United Nations urged to stop state-sponsored terrorism and religious discrimination
Foreign Minister Shah Mehmood Qureshi urged the international community on Thursday to act immediately to stop state-sponsored terrorism and religious discrimination in South Asia.
In a virtual address to a United Nations meeting in New York, the foreign minister highlighted the hateful political rhetoric and incitement to violence against vulnerable ethnic and religious groups practiced in Pakistan’s neighborhood.
Such practices, he said, had “resulted in discriminatory citizenship laws, attacks on places of worship and repeated state-sponsored pogroms against minorities.”
Mr Qureshi also sought attention to “the brutal occupation and suppression of peoples struggling for their right to self-determination” in the occupied Jammu and Kashmir, though he did not name India as the perpetrator.
He called upon the international community to recommit to the fundamental principles of human rights guaranteeing substantive equality for all and proposed “forging a global alliance against the rise and spread of Islamophobic as well as other violent nationalist and racist groups.”
The foreign minister made these remarks at a special meeting of the United Nations Economic and Social Council (ECOSOC) on “Reimagining Equality: Eliminating Racism, Xenophobia and Discrimination for all in the Decade of Action for SDGs”. UN Secretary-General António Guterres, the president of South Africa and the vice-president of Costa Rica also addressed the meeting on Thursday.

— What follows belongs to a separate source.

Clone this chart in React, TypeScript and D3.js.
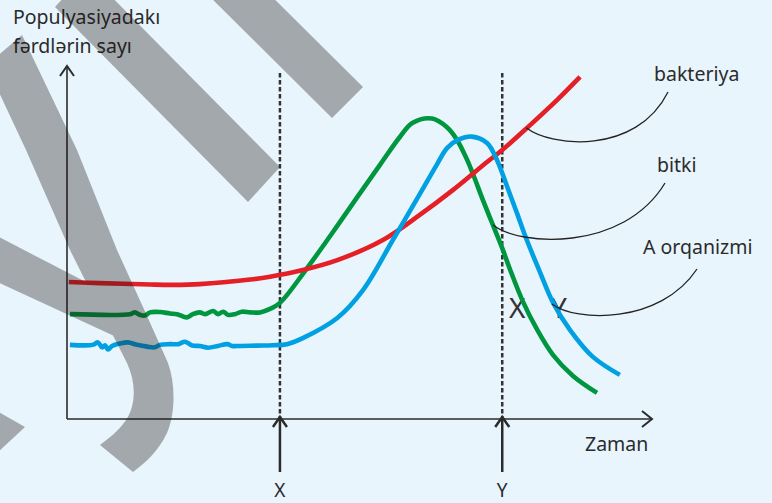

The special meeting was convened under Pakistan’s presidency of the ECOSOC and was aimed at addressing the linkage between structural racism, discrimination, inequalities and the pursuit of the Sustainable Development Goals (SDGs) — with a special focus on building those inter-linkages that help in a better response to the Covid-19 pandemic and its impacts.
The foreign minister pointed out that the pandemic had disproportionately impacted minorities, making them more vulnerable to extreme poverty and unemployment, as well as higher rates of infection.
He urged the international community to address the structural drivers of discrimination, including those rooted in the history and legacy of colonialism.
Pakistan’s Ambassador at UN Munir Akram opened the meeting as the council’s current president, reminding the participants that the Covid-19 crisis had revealed existing inequalities in unequal access to food, education, health, housing, as well as access to justice. “It has also incited xenophobia and discrimination,” he added.
He noted that reducing inequalities was at the heart of the 2030 Agenda for Sustainable Development, with a stand-alone goal (SDG10). “Leaving no one behind is also the overarching principle for this universal framework,” he said.
Ambassador Akram noted that during the 75th anniversary of the United Nations last September, world leaders committed to addressing the root causes of inequalities.
“Solidarity and cooperation among countries, societies, communities, and individual citizens is the only possible way to eliminating racism, xenophobia and discrimination for all,” he said.
The Pakistani envoy also stressed the need to make today’s economic and financial models more “people-centered” and aimed at serving humanity. “Systems that perpetuate racism and inequalities must be dismantled,” he said.
“We have reached a tipping point in which economic, social and environmental inequalities are intersecting in intolerable ways,” he warned. “Time is of the essence; I hope our session today will build the momentum for equality and an end to racism and discrimination.”